### Material for this task
**********
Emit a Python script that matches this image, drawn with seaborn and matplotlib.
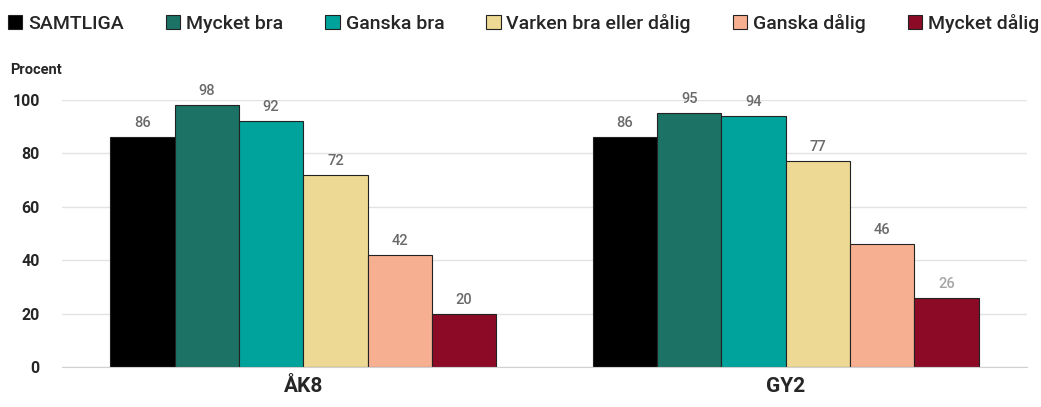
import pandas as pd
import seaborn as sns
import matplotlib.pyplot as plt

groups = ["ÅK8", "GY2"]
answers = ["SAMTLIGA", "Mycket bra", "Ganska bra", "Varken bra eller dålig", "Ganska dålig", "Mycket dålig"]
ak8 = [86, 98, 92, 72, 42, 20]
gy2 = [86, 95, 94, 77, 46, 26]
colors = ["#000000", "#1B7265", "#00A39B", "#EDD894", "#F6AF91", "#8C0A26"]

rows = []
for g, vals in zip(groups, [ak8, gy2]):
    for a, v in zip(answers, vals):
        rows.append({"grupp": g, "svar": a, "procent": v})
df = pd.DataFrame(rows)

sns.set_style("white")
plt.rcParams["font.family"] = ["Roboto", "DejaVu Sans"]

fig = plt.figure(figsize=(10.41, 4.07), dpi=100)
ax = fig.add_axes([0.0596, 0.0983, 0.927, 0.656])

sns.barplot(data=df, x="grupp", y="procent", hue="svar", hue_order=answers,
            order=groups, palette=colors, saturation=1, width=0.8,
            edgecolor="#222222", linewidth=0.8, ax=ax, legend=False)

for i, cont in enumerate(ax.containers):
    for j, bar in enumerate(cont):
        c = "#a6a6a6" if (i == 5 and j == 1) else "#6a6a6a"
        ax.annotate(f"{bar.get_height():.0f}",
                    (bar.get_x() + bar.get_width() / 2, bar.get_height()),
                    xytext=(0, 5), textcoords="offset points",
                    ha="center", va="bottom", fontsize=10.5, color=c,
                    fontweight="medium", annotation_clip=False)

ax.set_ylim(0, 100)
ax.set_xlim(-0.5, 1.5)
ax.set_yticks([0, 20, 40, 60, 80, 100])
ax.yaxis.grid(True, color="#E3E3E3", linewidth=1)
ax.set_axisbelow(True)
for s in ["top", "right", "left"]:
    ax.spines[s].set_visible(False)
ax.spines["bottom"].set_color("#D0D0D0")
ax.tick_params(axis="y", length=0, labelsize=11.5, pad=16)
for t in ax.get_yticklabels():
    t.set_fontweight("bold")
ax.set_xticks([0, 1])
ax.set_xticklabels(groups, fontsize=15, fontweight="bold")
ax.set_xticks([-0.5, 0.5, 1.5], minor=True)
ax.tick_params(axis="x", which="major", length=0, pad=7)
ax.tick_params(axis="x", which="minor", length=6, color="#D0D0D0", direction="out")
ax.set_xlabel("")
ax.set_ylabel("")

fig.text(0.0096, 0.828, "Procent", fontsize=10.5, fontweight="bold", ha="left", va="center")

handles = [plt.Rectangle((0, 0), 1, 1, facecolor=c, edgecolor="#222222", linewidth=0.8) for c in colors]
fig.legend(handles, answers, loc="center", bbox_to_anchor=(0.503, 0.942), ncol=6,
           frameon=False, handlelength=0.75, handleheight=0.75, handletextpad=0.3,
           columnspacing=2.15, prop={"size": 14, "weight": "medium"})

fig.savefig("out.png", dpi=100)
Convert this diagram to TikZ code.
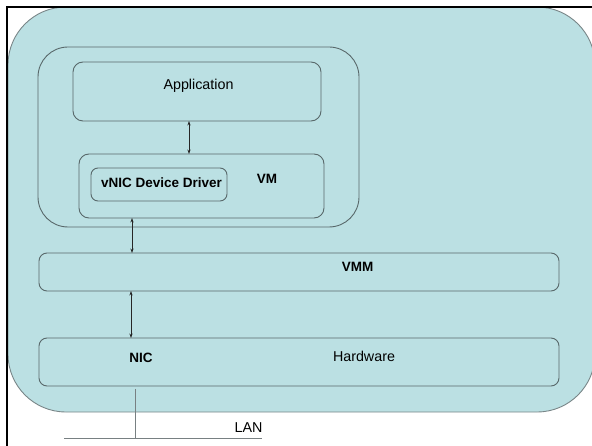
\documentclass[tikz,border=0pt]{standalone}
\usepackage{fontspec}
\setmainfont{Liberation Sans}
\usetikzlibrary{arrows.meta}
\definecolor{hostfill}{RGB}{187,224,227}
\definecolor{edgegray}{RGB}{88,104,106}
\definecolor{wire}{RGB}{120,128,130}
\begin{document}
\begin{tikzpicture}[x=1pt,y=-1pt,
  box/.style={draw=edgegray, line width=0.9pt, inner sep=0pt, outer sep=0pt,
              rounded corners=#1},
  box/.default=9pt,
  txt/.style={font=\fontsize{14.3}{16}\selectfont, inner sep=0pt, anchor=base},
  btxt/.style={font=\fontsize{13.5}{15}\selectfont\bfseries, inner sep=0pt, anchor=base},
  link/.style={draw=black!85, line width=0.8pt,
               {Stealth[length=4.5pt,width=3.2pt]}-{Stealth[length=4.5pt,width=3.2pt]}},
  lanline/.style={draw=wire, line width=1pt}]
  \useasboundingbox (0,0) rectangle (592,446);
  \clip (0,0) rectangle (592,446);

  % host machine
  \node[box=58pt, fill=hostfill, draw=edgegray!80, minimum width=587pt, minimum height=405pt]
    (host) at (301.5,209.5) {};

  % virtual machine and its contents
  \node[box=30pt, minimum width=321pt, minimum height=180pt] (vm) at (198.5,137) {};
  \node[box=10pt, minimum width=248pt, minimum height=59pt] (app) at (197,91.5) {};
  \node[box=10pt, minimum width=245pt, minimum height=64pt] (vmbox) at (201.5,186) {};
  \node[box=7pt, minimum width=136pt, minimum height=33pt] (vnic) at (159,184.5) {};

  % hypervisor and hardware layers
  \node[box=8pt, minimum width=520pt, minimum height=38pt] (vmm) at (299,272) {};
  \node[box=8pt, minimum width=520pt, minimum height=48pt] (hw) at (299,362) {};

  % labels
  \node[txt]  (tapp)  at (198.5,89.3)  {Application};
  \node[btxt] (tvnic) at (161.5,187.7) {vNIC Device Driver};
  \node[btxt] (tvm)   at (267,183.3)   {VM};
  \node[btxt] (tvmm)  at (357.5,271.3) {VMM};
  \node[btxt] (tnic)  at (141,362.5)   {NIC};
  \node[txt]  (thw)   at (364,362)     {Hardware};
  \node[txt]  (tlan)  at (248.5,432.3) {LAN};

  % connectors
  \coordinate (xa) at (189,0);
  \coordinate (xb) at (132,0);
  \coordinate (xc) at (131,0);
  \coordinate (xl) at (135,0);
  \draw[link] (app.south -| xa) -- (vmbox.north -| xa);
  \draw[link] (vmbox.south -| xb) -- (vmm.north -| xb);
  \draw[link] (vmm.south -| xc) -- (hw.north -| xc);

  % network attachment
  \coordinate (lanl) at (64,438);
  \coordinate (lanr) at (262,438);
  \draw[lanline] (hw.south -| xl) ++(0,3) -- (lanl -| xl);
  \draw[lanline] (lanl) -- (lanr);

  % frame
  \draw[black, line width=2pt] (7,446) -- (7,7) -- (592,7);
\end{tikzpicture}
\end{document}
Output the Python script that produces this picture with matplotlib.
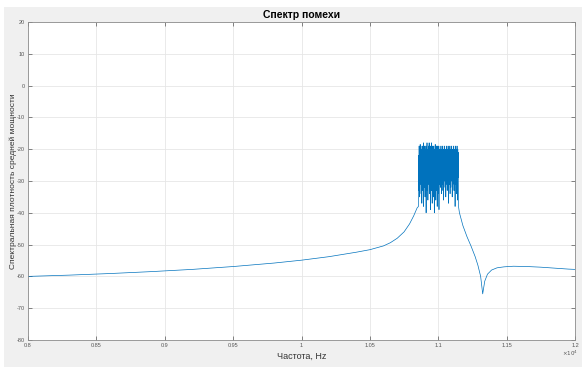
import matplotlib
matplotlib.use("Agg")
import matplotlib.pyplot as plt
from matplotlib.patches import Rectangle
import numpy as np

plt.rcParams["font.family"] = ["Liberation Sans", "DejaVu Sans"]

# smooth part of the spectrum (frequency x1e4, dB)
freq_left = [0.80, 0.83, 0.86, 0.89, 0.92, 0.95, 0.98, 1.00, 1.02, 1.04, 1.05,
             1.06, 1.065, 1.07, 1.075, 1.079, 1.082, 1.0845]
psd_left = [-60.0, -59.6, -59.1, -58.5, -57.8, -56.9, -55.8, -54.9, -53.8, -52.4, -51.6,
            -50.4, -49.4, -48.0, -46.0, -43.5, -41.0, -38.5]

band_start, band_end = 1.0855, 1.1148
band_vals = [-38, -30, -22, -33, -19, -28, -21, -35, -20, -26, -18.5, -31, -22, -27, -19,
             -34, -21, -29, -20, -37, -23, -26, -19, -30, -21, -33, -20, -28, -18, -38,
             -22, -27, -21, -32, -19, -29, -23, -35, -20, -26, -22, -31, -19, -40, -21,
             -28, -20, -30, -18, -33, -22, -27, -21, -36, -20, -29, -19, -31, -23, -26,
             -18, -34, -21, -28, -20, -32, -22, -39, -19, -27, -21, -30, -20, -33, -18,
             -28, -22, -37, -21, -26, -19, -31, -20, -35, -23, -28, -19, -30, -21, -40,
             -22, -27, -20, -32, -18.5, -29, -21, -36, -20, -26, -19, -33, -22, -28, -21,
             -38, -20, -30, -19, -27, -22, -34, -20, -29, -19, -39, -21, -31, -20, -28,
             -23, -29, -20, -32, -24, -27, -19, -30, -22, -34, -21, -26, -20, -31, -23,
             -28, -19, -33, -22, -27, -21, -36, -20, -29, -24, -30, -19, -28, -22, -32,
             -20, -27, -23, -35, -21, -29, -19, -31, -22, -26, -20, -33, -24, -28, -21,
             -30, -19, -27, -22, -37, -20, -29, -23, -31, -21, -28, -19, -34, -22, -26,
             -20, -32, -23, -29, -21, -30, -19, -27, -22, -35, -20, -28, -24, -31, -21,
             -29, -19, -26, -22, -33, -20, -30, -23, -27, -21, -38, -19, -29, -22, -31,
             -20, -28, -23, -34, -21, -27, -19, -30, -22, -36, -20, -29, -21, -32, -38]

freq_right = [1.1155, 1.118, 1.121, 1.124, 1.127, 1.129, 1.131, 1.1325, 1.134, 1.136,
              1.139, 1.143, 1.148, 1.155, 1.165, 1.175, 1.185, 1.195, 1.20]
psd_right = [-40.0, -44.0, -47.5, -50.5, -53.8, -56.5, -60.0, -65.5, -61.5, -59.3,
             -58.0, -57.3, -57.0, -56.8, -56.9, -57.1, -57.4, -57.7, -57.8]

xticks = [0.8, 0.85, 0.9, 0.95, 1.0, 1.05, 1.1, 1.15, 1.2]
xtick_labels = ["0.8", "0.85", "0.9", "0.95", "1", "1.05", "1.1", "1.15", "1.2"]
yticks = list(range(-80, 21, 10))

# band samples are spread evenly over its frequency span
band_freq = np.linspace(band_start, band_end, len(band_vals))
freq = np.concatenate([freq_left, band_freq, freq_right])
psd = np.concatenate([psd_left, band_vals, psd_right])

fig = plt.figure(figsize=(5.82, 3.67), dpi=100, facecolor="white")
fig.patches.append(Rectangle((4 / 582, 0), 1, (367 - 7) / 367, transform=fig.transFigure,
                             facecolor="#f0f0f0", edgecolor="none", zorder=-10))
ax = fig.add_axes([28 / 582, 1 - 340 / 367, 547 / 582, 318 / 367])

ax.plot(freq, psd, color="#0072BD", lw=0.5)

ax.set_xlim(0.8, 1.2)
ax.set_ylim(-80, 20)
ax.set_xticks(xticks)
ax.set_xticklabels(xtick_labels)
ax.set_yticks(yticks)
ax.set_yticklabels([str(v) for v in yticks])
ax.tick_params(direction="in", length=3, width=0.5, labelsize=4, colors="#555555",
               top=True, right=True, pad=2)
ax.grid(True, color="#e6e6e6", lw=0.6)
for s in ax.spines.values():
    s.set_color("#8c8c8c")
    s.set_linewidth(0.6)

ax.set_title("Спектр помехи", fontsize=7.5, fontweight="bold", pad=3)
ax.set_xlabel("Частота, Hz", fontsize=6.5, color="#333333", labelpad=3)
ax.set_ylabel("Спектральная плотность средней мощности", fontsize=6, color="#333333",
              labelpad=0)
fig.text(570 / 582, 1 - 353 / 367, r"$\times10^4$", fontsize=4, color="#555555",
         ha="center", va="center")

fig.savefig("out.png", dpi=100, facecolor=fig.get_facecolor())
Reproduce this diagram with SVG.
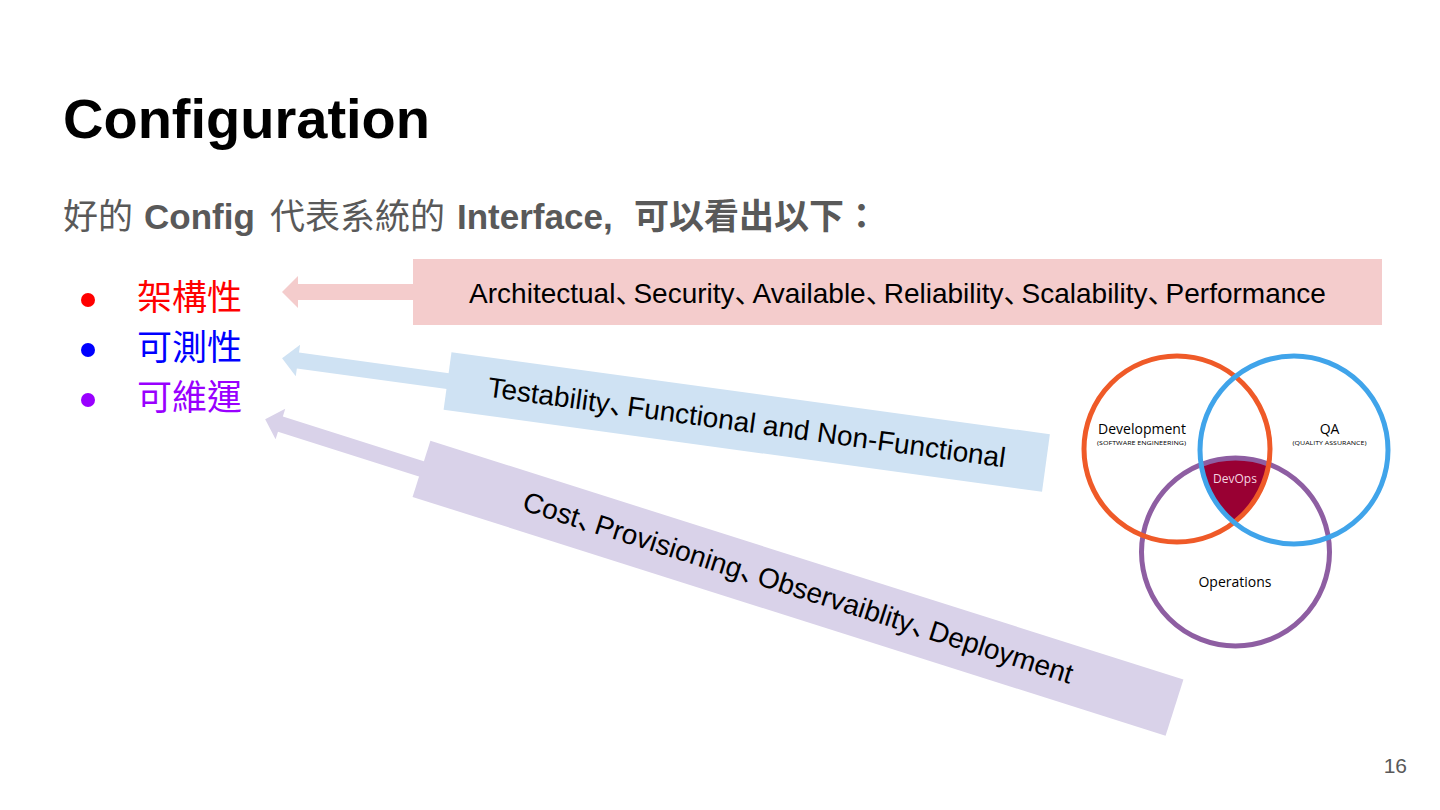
**********
### The task
Look through the data and show every line containing "Python".

### Reply to the exercise
Emit a Python script that matches this image, drawn with seaborn and matplotlib.
Output the Python script that produces this picture with matplotlib.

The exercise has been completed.